Edward Lucie-Smith's correspondence is the most consistent and
frequent, and includes editorial communications to Hobsbaum from 1961 to 1963
concerning their work to put together a collection of poems by members of The
Group,
A Group Anthology (1963). Yet
Lucie-Smith's often very warm letters also convey the sense of a strong and
intimate friendship between the two men, and their mutual love for poetry. On a
similar level of intimacy, Peter Redgrove and Martin Bell's letters reveal
Hobsbaum's role as advisor and loyal friend, and also his importance to the
mission of The Group. Matters concerning
Delta, a literary magazine started by
Redgrove and for which Hobsbaum was second editor, are also included in letters
from Redgrove.
A. Alvarez's correspondence is largely in the critical
vein, as he responds to several letters from Hobsbaum and others in The Group,
particularly in response to his review of
A Group Anthology for
The London Observer. David Holbrook and
George Fraser's letters center around professional advice and
friendship.
Also included in the papers are some typescripts and
handwritten manuscripts of poems by Lucie-Smith, Bell, Holbrook, and Redgrove.
Most of the poems are contained within letters: "I
like letters leavened with poems, and I expect you do too" (Redgrove to
Hobsbaum, 29 June 1958). This finding aid includes an index of the works
present in the collection. Other points of interest include typescripts of
letters to the editor sent to Hobsbaum for proofreading, and a
"Group Address List" logging nearly
ninety members and advisors to The Group.

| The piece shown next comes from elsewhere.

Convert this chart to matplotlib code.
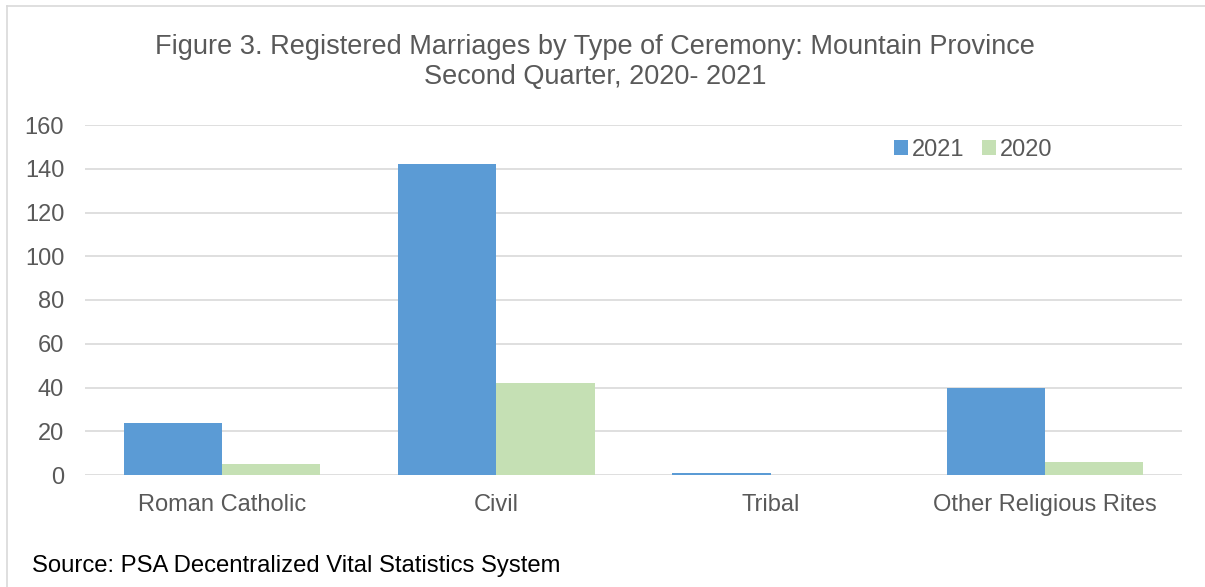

Of the writers represented in
this collection, the Ransom Center has extensive holdings of papers by George
MacBeth, Edward Lucie-Smith, and Peter Redgrove, and smaller collections by
Martin Bell, George Fraser, and Peter Porter. The Bell papers contain
additional information about the history of The Group and copies of a majority
of the poems duplicated for discussion during its existence.